**GIVEN INSTRUCTION:** Print the records below exactly, from the line containing "What D3.js code" down to the line containing "const y = d3.scaleLinear().domain([0, 18]).range([351, 19]);", both lines included, and omit every picture.
##### DATA EXCERPTS
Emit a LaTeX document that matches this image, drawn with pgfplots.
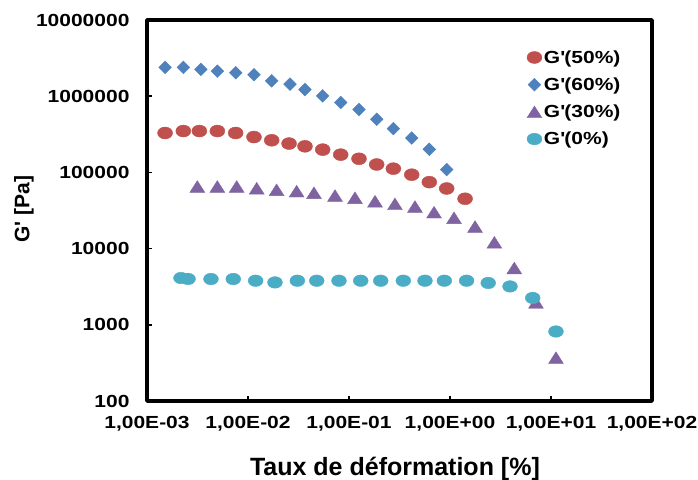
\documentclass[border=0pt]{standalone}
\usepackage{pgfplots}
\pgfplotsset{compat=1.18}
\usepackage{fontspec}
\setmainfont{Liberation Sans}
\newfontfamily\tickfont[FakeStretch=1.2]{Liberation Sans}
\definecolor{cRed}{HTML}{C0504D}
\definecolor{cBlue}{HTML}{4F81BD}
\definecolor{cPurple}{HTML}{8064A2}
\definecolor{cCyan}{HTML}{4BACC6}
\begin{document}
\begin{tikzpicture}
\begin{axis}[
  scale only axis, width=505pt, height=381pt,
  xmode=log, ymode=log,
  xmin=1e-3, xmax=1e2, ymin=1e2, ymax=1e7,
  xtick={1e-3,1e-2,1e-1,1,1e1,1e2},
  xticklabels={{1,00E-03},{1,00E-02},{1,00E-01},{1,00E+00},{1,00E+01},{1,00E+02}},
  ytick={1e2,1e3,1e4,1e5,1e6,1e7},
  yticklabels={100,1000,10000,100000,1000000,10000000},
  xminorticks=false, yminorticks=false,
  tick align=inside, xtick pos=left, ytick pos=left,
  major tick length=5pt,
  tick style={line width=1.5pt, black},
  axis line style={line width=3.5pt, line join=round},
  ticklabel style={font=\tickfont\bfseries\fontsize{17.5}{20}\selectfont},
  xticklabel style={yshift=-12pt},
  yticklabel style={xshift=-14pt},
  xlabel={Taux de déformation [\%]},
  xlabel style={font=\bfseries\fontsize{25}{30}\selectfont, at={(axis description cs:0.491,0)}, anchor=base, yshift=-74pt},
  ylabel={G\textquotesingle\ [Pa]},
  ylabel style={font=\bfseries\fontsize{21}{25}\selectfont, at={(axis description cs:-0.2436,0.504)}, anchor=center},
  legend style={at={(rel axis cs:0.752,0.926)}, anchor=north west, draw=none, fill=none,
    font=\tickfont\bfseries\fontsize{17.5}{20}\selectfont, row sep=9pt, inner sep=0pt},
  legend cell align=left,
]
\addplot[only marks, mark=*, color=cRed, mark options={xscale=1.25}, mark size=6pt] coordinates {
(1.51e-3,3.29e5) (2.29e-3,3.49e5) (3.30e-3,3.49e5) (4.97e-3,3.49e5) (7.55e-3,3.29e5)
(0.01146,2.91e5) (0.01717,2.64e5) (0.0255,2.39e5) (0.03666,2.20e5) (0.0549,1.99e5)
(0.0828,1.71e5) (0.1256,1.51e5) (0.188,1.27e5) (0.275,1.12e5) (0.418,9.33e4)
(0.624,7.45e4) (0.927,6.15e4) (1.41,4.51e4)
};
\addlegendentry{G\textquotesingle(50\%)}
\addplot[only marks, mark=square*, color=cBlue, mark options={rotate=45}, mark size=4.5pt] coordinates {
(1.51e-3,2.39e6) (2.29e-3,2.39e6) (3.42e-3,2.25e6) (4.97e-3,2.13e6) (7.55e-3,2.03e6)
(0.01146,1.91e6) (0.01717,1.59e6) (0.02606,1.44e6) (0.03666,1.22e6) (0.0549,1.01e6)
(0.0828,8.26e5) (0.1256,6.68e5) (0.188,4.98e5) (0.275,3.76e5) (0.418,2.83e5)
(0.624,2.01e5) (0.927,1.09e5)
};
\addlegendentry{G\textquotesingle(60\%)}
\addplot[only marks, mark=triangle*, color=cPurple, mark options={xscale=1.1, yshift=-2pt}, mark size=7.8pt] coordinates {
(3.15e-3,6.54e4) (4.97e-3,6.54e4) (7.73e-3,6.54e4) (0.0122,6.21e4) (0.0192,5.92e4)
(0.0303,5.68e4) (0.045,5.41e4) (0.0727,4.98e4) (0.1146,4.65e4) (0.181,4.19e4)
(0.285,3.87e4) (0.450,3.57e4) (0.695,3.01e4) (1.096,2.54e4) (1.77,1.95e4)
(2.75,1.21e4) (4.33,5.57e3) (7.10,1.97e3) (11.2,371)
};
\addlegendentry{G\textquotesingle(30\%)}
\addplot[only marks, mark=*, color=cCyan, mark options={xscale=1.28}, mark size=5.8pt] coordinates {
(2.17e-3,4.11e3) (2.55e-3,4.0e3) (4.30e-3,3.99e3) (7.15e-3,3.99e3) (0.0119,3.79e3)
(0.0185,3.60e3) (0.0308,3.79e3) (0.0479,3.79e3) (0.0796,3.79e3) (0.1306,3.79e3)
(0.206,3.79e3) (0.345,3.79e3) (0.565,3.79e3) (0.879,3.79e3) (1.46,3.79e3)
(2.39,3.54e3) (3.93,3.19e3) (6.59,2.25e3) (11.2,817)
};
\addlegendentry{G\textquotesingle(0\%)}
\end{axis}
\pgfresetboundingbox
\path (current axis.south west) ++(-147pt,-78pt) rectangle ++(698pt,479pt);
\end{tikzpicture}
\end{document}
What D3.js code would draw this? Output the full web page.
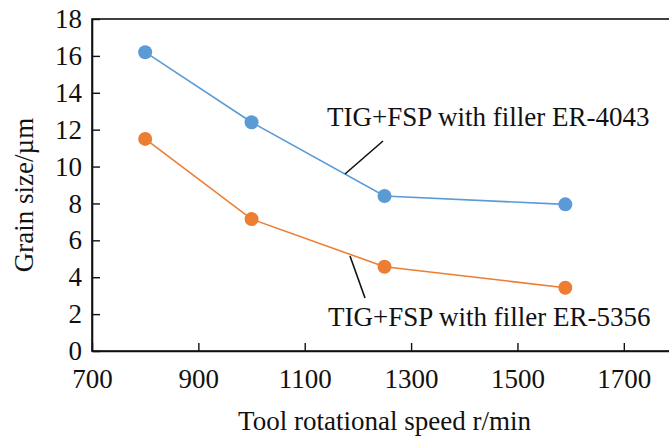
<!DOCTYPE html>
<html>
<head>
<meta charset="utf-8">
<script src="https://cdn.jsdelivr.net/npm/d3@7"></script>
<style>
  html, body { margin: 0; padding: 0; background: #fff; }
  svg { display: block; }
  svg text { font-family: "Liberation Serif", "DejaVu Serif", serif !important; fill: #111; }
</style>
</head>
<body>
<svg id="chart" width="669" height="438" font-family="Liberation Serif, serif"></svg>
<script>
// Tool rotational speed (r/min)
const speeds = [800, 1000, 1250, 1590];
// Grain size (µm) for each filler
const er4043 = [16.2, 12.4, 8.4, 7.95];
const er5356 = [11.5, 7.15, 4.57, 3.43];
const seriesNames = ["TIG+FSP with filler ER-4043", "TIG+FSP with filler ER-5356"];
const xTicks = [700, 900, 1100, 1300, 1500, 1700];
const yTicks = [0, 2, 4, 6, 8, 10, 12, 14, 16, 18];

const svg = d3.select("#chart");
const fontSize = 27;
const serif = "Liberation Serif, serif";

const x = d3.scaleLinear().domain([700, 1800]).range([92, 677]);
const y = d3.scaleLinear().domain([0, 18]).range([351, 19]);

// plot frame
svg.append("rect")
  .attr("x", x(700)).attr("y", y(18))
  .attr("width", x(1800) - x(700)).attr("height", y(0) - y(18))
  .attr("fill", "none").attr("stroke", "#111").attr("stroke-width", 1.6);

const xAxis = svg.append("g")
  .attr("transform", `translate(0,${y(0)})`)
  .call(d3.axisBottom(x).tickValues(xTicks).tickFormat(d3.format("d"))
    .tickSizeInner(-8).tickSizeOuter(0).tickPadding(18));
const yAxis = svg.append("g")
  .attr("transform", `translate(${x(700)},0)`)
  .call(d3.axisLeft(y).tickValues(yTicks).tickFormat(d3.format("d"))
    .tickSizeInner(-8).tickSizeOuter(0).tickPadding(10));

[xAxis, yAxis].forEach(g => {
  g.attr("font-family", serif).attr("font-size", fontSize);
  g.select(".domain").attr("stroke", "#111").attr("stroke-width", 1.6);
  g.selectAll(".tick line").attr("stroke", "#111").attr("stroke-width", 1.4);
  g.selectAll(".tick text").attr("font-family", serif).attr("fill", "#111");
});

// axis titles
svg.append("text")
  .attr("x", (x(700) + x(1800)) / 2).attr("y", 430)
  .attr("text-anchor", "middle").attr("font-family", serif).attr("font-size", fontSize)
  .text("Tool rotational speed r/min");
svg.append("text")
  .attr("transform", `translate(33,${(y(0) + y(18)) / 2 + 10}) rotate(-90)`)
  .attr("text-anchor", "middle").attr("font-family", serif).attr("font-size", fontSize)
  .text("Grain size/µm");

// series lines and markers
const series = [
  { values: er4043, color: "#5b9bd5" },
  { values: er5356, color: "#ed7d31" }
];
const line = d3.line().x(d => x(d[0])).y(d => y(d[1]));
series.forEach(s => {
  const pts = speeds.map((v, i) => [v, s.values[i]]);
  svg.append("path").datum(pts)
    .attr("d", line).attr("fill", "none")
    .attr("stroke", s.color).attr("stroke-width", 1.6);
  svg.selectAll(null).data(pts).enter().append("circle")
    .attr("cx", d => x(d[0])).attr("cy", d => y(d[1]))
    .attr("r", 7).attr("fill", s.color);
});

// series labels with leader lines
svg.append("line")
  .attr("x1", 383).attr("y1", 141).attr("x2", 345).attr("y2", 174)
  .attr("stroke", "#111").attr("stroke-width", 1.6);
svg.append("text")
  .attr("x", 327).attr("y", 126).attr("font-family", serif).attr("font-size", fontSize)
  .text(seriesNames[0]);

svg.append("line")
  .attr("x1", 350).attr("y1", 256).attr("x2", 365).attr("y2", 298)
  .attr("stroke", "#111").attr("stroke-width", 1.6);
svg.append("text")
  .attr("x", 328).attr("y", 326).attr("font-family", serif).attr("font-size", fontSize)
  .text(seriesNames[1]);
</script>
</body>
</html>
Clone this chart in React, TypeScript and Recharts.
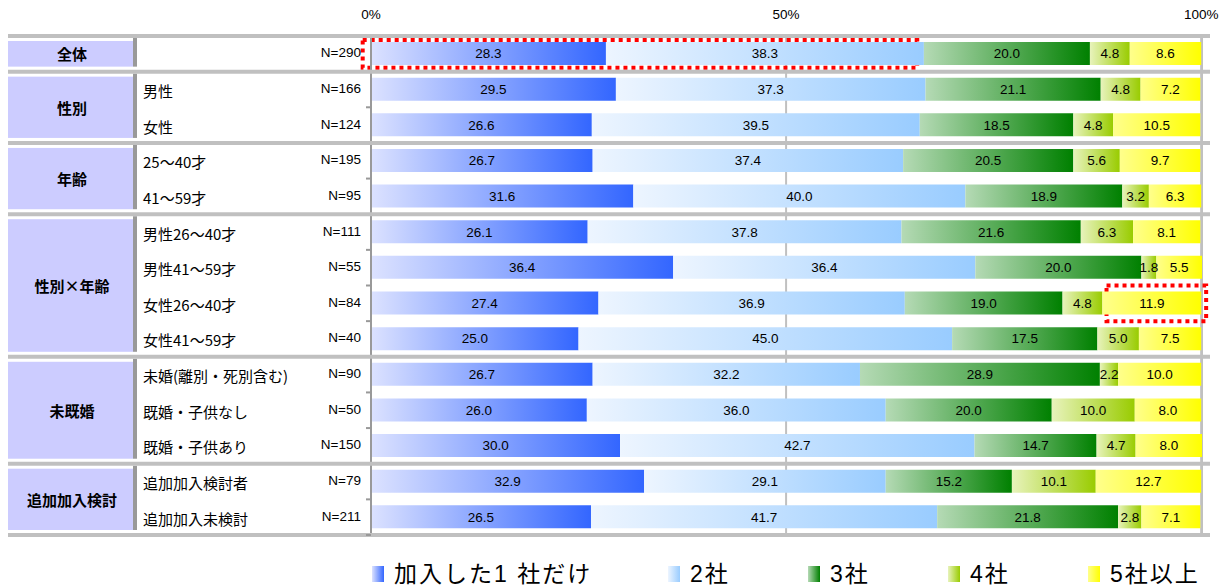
##########
**CORRECT RESULT:**
What D3.js code would draw this? Output the full web page.
<!DOCTYPE html>
<html>
<head>
<meta charset="utf-8">
<script src="https://cdn.jsdelivr.net/npm/d3@7"></script>
<style>
  html, body { margin: 0; padding: 0; background: #fff; }
  svg { display: block; }
  svg text { font-family: "Liberation Serif", "DejaVu Serif", serif !important; fill: #111; }
</style>
</head>
<body>
<svg id="chart" width="669" height="438" font-family="Liberation Serif, serif"></svg>
<script>
// Tool rotational speed (r/min)
const speeds = [800, 1000, 1250, 1590];
// Grain size (µm) for each filler
const er4043 = [16.2, 12.4, 8.4, 7.95];
const er5356 = [11.5, 7.15, 4.57, 3.43];
const seriesNames = ["TIG+FSP with filler ER-4043", "TIG+FSP with filler ER-5356"];
const xTicks = [700, 900, 1100, 1300, 1500, 1700];
const yTicks = [0, 2, 4, 6, 8, 10, 12, 14, 16, 18];

const svg = d3.select("#chart");
const fontSize = 27;
const serif = "Liberation Serif, serif";

const x = d3.scaleLinear().domain([700, 1800]).range([92, 677]);
const y = d3.scaleLinear().domain([0, 18]).range([351, 19]);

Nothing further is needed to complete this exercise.